* BEGIN Material provided *

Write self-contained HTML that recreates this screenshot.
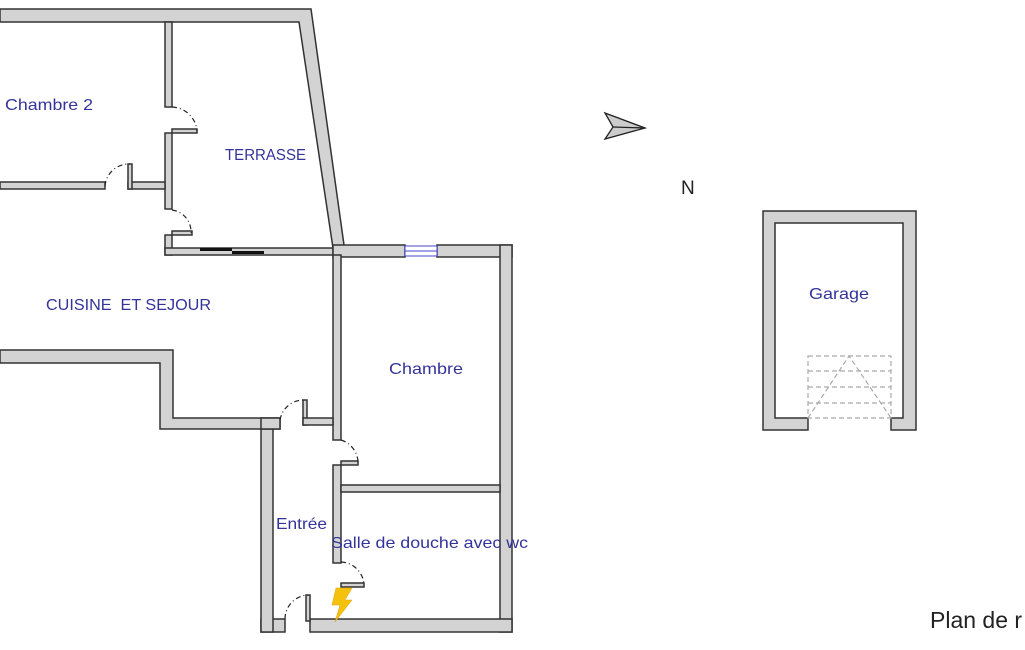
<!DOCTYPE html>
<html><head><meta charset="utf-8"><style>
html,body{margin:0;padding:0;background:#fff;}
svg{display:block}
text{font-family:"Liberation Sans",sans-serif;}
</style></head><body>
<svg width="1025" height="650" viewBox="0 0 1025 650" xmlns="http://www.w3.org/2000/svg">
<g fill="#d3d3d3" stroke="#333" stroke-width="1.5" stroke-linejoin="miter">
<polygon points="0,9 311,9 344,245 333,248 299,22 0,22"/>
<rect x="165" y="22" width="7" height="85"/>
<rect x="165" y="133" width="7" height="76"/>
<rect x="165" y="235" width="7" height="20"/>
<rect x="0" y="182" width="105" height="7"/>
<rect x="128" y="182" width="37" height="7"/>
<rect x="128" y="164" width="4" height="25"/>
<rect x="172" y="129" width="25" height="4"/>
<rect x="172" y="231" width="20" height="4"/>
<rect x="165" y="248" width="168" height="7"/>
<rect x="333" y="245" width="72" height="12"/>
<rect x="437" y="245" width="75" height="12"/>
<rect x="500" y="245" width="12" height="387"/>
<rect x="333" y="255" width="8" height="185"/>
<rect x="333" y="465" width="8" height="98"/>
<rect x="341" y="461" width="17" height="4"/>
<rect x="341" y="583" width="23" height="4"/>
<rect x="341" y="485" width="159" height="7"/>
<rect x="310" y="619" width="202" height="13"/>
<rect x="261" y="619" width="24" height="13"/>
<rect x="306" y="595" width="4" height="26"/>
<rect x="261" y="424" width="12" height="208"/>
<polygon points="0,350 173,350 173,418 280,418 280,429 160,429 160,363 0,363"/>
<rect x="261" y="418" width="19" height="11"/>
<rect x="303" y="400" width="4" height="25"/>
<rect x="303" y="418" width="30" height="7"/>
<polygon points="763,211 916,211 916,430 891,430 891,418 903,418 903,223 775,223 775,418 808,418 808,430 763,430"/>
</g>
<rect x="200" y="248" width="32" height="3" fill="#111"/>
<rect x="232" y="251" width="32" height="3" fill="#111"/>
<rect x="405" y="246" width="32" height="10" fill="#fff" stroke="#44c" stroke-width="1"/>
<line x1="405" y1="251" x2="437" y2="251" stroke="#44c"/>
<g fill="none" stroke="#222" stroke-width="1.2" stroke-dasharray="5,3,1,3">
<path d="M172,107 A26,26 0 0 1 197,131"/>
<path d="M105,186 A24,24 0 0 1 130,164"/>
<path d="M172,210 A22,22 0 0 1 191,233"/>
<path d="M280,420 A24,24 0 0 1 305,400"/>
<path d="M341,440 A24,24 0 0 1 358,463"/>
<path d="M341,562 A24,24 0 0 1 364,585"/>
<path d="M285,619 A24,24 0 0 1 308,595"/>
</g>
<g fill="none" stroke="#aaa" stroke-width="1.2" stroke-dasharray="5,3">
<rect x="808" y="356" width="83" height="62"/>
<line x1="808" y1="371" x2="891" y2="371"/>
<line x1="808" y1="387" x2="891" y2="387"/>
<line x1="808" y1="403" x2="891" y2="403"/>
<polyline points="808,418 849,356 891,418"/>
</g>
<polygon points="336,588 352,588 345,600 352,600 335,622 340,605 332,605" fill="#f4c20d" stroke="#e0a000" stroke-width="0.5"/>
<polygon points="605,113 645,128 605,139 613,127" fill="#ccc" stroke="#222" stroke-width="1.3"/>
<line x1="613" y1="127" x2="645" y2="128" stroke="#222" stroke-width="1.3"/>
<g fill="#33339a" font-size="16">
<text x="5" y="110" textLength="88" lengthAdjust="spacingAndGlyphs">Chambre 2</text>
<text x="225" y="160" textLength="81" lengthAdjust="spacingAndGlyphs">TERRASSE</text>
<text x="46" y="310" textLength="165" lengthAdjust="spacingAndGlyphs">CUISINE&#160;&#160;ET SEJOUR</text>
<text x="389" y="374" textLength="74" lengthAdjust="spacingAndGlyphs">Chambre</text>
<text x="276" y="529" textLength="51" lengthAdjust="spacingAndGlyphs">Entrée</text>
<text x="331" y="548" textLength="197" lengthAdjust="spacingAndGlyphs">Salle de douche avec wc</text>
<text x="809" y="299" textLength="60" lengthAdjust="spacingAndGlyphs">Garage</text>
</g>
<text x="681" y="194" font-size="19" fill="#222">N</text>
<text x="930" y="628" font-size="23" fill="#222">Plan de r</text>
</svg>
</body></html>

* END Material provided *

Copy all the lines of data exactly as they appear, dropping any images.

Write self-contained HTML that recreates this screenshot.
<!DOCTYPE html>
<html><head><meta charset="utf-8"><style>
html,body{margin:0;padding:0;background:#fff;}
svg{display:block}
text{font-family:"Liberation Sans",sans-serif;}
</style></head><body>
<svg width="1025" height="650" viewBox="0 0 1025 650" xmlns="http://www.w3.org/2000/svg">
<g fill="#d3d3d3" stroke="#333" stroke-width="1.5" stroke-linejoin="miter">
<polygon points="0,9 311,9 344,245 333,248 299,22 0,22"/>
<rect x="165" y="22" width="7" height="85"/>
<rect x="165" y="133" width="7" height="76"/>
<rect x="165" y="235" width="7" height="20"/>
<rect x="0" y="182" width="105" height="7"/>
<rect x="128" y="182" width="37" height="7"/>
<rect x="128" y="164" width="4" height="25"/>
<rect x="172" y="129" width="25" height="4"/>
<rect x="172" y="231" width="20" height="4"/>
<rect x="165" y="248" width="168" height="7"/>
<rect x="333" y="245" width="72" height="12"/>
<rect x="437" y="245" width="75" height="12"/>
<rect x="500" y="245" width="12" height="387"/>
<rect x="333" y="255" width="8" height="185"/>
<rect x="333" y="465" width="8" height="98"/>
<rect x="341" y="461" width="17" height="4"/>
<rect x="341" y="583" width="23" height="4"/>
<rect x="341" y="485" width="159" height="7"/>
<rect x="310" y="619" width="202" height="13"/>
<rect x="261" y="619" width="24" height="13"/>
<rect x="306" y="595" width="4" height="26"/>
<rect x="261" y="424" width="12" height="208"/>
<polygon points="0,350 173,350 173,418 280,418 280,429 160,429 160,363 0,363"/>
<rect x="261" y="418" width="19" height="11"/>
<rect x="303" y="400" width="4" height="25"/>
<rect x="303" y="418" width="30" height="7"/>
<polygon points="763,211 916,211 916,430 891,430 891,418 903,418 903,223 775,223 775,418 808,418 808,430 763,430"/>
</g>
<rect x="200" y="248" width="32" height="3" fill="#111"/>
<rect x="232" y="251" width="32" height="3" fill="#111"/>
<rect x="405" y="246" width="32" height="10" fill="#fff" stroke="#44c" stroke-width="1"/>
<line x1="405" y1="251" x2="437" y2="251" stroke="#44c"/>
<g fill="none" stroke="#222" stroke-width="1.2" stroke-dasharray="5,3,1,3">
<path d="M172,107 A26,26 0 0 1 197,131"/>
<path d="M105,186 A24,24 0 0 1 130,164"/>
<path d="M172,210 A22,22 0 0 1 191,233"/>
<path d="M280,420 A24,24 0 0 1 305,400"/>
<path d="M341,440 A24,24 0 0 1 358,463"/>
<path d="M341,562 A24,24 0 0 1 364,585"/>
<path d="M285,619 A24,24 0 0 1 308,595"/>
</g>
<g fill="none" stroke="#aaa" stroke-width="1.2" stroke-dasharray="5,3">
<rect x="808" y="356" width="83" height="62"/>
<line x1="808" y1="371" x2="891" y2="371"/>
<line x1="808" y1="387" x2="891" y2="387"/>
<line x1="808" y1="403" x2="891" y2="403"/>
<polyline points="808,418 849,356 891,418"/>
</g>
<polygon points="336,588 352,588 345,600 352,600 335,622 340,605 332,605" fill="#f4c20d" stroke="#e0a000" stroke-width="0.5"/>
<polygon points="605,113 645,128 605,139 613,127" fill="#ccc" stroke="#222" stroke-width="1.3"/>
<line x1="613" y1="127" x2="645" y2="128" stroke="#222" stroke-width="1.3"/>
<g fill="#33339a" font-size="16">
<text x="5" y="110" textLength="88" lengthAdjust="spacingAndGlyphs">Chambre 2</text>
<text x="225" y="160" textLength="81" lengthAdjust="spacingAndGlyphs">TERRASSE</text>
<text x="46" y="310" textLength="165" lengthAdjust="spacingAndGlyphs">CUISINE&#160;&#160;ET SEJOUR</text>
<text x="389" y="374" textLength="74" lengthAdjust="spacingAndGlyphs">Chambre</text>
<text x="276" y="529" textLength="51" lengthAdjust="spacingAndGlyphs">Entrée</text>
<text x="331" y="548" textLength="197" lengthAdjust="spacingAndGlyphs">Salle de douche avec wc</text>
<text x="809" y="299" textLength="60" lengthAdjust="spacingAndGlyphs">Garage</text>
</g>
<text x="681" y="194" font-size="19" fill="#222">N</text>
<text x="930" y="628" font-size="23" fill="#222">Plan de r</text>
</svg>
</body></html>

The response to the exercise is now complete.